— Begin —
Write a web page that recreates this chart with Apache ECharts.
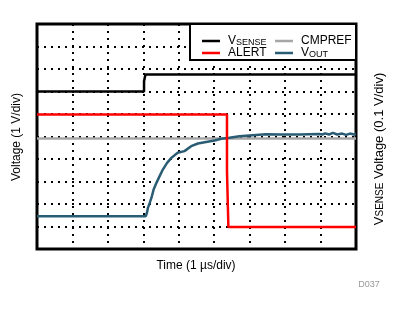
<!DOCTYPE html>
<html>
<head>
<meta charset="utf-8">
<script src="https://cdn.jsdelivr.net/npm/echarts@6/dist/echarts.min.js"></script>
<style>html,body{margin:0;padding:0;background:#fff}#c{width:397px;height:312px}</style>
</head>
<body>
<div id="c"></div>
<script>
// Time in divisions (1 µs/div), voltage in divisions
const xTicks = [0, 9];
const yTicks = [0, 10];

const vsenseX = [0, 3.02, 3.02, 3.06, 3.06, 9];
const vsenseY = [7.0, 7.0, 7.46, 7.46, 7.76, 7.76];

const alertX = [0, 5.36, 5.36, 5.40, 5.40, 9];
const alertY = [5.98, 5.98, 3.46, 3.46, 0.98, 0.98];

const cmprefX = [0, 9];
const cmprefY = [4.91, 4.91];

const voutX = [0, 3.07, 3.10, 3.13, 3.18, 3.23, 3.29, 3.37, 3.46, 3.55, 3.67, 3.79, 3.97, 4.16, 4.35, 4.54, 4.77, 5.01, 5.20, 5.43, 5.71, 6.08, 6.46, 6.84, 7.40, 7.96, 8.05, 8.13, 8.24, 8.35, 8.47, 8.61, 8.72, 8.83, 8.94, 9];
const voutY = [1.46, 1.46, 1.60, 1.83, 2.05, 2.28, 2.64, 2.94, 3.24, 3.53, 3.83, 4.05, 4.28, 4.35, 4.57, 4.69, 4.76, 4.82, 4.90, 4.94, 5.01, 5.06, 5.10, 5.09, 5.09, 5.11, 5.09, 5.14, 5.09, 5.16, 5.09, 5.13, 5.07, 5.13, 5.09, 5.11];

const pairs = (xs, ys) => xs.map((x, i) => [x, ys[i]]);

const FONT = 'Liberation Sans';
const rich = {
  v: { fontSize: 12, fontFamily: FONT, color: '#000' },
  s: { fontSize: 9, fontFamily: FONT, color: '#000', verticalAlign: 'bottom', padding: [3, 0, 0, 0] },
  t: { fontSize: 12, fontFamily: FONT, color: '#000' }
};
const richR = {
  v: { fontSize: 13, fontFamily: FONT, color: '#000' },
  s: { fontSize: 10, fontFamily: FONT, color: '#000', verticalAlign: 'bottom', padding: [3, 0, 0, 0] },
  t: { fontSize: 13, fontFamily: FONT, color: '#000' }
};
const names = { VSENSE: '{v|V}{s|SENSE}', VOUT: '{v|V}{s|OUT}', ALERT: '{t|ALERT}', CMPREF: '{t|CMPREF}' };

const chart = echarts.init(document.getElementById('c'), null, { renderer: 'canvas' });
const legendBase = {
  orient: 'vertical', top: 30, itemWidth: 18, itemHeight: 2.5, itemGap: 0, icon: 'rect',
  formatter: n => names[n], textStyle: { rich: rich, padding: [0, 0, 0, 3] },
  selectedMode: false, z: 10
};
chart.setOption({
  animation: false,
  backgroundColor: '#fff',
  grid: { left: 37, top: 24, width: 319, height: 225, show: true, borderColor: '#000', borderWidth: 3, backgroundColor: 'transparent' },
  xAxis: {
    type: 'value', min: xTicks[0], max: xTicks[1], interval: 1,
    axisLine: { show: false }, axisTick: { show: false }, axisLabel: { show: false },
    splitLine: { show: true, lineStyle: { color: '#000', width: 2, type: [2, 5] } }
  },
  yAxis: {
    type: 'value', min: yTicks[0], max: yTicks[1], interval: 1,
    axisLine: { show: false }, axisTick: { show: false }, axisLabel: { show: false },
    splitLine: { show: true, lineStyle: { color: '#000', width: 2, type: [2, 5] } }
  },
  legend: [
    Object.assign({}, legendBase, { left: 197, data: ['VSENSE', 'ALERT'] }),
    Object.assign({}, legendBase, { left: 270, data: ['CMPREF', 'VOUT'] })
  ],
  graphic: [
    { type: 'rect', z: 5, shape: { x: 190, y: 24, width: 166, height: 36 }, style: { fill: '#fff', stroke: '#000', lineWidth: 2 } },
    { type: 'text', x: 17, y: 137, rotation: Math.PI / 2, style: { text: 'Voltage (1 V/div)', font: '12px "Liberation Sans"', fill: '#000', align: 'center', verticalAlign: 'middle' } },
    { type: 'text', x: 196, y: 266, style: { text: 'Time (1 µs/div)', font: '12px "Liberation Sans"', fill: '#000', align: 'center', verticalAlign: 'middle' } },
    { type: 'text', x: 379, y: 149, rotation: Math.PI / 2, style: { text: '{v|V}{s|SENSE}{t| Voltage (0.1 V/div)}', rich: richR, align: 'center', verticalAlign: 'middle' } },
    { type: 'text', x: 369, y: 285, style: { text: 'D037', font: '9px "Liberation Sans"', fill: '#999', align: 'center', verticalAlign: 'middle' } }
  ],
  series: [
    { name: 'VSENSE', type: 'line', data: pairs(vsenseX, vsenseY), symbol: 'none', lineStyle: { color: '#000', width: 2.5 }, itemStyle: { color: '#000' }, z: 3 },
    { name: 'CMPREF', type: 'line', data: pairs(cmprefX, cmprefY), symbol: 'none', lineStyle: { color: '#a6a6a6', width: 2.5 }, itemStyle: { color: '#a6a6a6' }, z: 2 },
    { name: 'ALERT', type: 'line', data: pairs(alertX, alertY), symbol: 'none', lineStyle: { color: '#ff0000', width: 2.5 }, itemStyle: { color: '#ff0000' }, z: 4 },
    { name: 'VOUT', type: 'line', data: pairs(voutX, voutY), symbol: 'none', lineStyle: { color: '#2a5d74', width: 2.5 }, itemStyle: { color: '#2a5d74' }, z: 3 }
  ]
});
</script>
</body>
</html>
— End —
— Begin —
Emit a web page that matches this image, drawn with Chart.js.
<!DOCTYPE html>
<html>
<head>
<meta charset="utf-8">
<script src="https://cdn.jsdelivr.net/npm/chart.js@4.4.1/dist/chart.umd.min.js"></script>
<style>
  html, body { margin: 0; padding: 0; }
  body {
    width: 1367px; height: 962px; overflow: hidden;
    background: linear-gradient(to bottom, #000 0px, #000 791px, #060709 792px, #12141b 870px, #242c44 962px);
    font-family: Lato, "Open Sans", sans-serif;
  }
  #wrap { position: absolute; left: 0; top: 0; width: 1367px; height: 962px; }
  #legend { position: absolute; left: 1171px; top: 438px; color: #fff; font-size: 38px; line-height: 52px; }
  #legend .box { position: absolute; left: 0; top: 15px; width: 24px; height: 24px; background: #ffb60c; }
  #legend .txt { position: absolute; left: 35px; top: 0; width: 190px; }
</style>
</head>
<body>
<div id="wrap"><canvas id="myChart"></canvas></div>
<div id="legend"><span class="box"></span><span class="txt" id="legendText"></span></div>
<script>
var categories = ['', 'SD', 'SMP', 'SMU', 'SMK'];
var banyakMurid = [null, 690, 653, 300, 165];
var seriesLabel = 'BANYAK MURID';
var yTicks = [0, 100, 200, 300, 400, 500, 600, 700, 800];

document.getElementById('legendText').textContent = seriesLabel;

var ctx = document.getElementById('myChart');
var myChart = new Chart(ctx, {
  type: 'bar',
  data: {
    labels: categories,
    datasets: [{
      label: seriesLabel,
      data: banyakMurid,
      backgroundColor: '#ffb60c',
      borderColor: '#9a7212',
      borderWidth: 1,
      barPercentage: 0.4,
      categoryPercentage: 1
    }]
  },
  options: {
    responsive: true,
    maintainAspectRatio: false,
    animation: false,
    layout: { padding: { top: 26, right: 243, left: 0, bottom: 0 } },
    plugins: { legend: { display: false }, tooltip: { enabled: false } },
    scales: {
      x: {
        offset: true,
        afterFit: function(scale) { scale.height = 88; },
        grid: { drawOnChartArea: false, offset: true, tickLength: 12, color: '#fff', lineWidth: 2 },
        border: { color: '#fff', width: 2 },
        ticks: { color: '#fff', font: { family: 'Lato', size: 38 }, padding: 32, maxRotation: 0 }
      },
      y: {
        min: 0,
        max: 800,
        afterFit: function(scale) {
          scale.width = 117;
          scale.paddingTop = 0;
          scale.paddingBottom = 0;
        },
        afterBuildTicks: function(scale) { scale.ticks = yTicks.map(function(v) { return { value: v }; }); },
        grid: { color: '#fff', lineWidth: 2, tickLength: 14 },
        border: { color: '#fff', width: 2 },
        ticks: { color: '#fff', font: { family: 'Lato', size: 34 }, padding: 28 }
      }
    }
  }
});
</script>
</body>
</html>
— End —
— Begin —
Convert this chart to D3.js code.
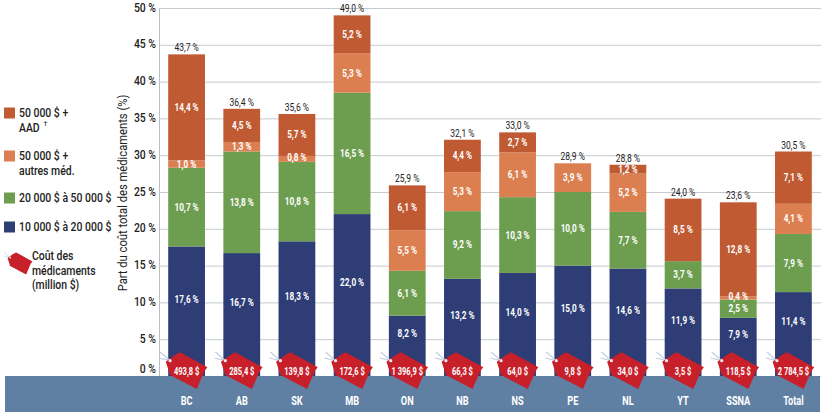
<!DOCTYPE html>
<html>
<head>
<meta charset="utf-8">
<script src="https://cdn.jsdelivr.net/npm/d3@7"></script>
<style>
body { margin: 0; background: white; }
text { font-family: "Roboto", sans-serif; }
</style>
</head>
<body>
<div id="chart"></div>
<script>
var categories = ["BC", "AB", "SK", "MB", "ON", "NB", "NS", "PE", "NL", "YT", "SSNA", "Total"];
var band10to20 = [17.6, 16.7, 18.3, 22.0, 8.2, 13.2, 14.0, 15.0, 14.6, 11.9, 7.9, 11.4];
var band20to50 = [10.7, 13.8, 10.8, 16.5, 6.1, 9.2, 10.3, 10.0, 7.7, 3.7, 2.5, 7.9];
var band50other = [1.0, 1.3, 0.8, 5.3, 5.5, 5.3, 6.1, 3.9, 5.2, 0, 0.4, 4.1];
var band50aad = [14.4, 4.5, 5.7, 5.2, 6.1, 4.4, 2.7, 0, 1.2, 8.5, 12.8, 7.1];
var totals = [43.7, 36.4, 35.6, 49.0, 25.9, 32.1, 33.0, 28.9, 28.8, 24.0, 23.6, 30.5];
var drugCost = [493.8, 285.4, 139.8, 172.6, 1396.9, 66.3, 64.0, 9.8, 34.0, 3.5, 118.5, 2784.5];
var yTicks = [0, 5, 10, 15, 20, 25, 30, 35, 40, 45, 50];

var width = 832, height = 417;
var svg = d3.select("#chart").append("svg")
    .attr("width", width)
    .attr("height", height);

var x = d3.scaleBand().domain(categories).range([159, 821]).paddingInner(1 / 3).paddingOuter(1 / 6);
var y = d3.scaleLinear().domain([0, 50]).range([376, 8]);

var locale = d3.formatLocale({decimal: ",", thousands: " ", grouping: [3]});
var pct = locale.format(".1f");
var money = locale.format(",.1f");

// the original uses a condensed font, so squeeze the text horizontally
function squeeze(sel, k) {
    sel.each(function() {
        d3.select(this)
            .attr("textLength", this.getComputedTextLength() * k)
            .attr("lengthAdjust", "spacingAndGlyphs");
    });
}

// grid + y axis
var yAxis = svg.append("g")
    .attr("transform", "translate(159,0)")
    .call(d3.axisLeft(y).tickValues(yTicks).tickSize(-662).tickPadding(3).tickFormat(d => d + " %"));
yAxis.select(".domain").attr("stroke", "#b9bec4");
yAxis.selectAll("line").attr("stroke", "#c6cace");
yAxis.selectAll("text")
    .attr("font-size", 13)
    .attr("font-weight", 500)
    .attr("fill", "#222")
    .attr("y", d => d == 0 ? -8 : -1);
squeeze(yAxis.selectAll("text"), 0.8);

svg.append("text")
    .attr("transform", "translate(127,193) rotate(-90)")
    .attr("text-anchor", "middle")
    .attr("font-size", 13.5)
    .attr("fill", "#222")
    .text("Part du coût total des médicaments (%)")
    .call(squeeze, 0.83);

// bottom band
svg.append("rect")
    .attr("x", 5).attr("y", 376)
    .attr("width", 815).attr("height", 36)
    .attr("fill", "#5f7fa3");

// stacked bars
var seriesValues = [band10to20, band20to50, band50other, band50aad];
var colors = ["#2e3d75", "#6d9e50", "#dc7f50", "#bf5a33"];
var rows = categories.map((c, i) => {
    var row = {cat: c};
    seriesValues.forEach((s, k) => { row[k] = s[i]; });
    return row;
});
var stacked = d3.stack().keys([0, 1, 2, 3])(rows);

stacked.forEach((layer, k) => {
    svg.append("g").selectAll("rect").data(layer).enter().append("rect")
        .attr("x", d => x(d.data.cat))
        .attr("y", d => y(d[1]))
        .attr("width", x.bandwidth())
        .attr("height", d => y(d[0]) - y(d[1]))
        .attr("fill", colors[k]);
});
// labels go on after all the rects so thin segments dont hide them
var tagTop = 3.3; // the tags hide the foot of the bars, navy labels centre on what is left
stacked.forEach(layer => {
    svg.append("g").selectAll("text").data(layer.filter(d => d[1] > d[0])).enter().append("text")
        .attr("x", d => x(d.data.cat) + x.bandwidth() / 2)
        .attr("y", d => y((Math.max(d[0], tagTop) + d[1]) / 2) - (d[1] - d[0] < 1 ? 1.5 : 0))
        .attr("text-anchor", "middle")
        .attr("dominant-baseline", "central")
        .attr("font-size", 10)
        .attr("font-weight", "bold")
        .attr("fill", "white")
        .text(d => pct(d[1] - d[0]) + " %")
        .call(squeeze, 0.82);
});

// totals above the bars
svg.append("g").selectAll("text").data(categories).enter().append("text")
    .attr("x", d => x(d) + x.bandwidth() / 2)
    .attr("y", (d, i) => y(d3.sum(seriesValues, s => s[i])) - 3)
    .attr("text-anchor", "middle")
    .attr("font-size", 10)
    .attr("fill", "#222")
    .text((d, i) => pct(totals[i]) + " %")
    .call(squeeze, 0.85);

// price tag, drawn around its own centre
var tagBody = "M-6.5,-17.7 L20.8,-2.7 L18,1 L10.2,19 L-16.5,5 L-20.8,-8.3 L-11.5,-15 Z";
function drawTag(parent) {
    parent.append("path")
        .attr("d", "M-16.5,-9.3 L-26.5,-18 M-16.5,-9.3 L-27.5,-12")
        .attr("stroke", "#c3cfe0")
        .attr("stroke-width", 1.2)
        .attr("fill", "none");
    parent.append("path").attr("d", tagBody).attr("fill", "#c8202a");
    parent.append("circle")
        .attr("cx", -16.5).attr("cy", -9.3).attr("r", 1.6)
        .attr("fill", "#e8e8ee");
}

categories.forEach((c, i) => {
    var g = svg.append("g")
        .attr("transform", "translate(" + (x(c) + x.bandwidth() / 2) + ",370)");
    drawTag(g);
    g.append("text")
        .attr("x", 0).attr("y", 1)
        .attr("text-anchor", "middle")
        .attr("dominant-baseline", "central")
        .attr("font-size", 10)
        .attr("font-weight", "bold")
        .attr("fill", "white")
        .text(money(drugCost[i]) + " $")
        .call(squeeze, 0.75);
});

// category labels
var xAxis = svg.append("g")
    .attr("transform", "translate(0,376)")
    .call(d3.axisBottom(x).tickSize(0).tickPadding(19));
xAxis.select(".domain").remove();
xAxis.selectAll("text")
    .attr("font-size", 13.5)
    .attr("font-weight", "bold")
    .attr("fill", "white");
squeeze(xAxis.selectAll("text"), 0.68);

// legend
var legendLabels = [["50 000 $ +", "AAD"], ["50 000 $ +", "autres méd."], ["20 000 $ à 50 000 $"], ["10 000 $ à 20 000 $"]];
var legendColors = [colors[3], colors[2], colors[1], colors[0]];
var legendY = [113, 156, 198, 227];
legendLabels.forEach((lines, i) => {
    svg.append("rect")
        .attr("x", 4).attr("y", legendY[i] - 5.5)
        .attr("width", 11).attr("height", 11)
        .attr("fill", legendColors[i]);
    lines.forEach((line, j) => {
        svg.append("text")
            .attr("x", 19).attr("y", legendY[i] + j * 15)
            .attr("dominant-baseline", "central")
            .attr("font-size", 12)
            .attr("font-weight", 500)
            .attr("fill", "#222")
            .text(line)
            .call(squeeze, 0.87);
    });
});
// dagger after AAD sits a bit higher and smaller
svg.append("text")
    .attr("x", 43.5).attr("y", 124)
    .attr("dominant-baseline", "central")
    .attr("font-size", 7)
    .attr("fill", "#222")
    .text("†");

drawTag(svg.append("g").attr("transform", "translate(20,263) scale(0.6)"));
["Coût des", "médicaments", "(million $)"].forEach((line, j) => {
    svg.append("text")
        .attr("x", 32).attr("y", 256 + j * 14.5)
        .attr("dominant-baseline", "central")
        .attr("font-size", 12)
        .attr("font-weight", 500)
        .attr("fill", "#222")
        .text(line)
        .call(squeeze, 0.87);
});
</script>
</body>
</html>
— End —
— INSTRUCTIONS FOR THE TASK —
Copy all lines of the listing above that contain the string "with".

— EXERCISE RESPONSE —
Write a web page that recreates this chart with Apache ECharts.
Emit a web page that matches this image, drawn with Chart.js.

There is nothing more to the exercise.